Write out exactly, please, every line from the beginning of the entries to the line holding "import pandas as pd", and no pictures.

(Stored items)
========================================

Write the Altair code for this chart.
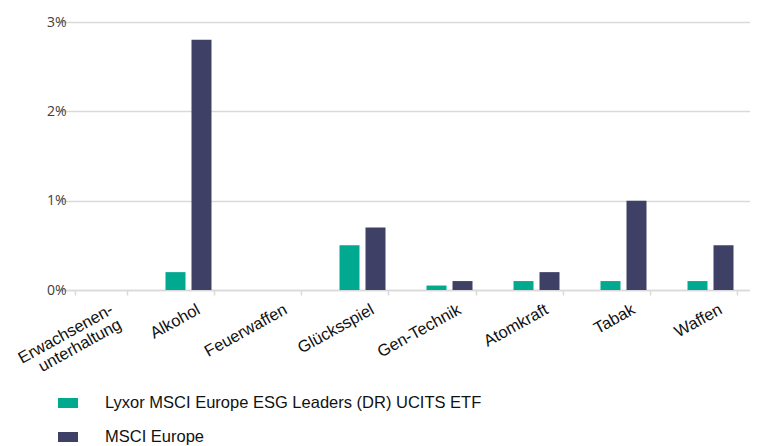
import altair as alt
import pandas as pd

categories = ["Erwachsenen-\nunterhaltung", "Alkohol", "Feuerwaffen", "Glücksspiel",
              "Gen-Technik", "Atomkraft", "Tabak", "Waffen"]
series_names = ["Lyxor MSCI Europe ESG Leaders (DR) UCITS ETF", "MSCI Europe"]
etf_values = [0.0, 0.2, 0.0, 0.5, 0.05, 0.1, 0.1, 0.1]
msci_values = [0.0, 2.8, 0.0, 0.7, 0.1, 0.2, 1.0, 0.5]
colors = ["#00A990", "#3E4066"]
y_ticks = [0, 0.01, 0.02, 0.03]

rows = []
for c, a, b in zip(categories, etf_values, msci_values):
    rows.append({"cat": c, "series": series_names[0], "value": a / 100})
    rows.append({"cat": c, "series": series_names[1], "value": b / 100})
df = pd.DataFrame(rows)

chart = alt.Chart(df).mark_bar(size=20).encode(
    x=alt.X("cat:N", sort=categories, title=None,
            scale=alt.Scale(domain=categories, range=[-15, 681],
                            paddingInner=0.4023, paddingOuter=0.2011),
            axis=alt.Axis(labelAngle=-29, labelAlign="right", labelBaseline="top",
                          labelOffset=6, labelPadding=6, tickSize=5,
                          tickBand="extent", tickColor="#d9d9d9", tickWidth=1.5,
                          domainColor="#d9d9d9", domainWidth=1.5, grid=False,
                          labelFont="Liberation Sans", labelFontSize=16.5,
                          labelColor="#111111", labelLineHeight=17,
                          labelExpr="split(datum.label, '\\n')")),
    xOffset=alt.XOffset("series:N", sort=series_names,
                        scale=alt.Scale(paddingInner=0.2308, paddingOuter=0.1154)),
    y=alt.Y("value:Q", title=None,
            scale=alt.Scale(domain=[0, 0.03], nice=False),
            axis=alt.Axis(values=y_ticks, format=".0%", domain=False, ticks=False,
                          gridColor="#d9d9d9", gridWidth=1.5, labelPadding=7,
                          labelFont="Open Sans", labelFontSize=14,
                          labelColor="#404040")),
    color=alt.Color("series:N", sort=series_names,
                    scale=alt.Scale(domain=series_names, range=colors),
                    legend=alt.Legend(title=None, orient="none", legendX=-15, legendY=371,
                                      direction="vertical",
                                      symbolType="M-1,-0.5H1V0.5H-1Z", symbolSize=400,
                                      symbolStrokeWidth=0, rowPadding=15, labelOffset=27,
                                      labelFont="Liberation Sans", labelFontSize=16.5,
                                      labelColor="#111111", labelLimit=600)),
).properties(
    width=677, height=268,
    autosize=alt.AutoSizeParams(type="none"),
    padding={"left": 65, "top": 14, "right": 0, "bottom": 156},
).configure_view(stroke=None)

chart.save("out.html", embed_options={"renderer": "svg", "actions": False})
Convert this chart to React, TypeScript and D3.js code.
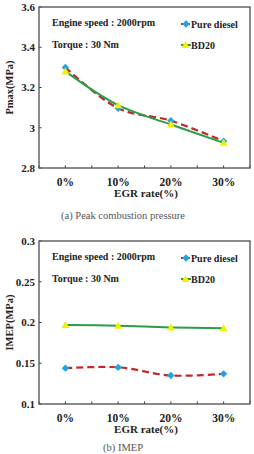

========================================

* [Written response]
Write the Altair code for this chart.
import altair as alt
import pandas as pd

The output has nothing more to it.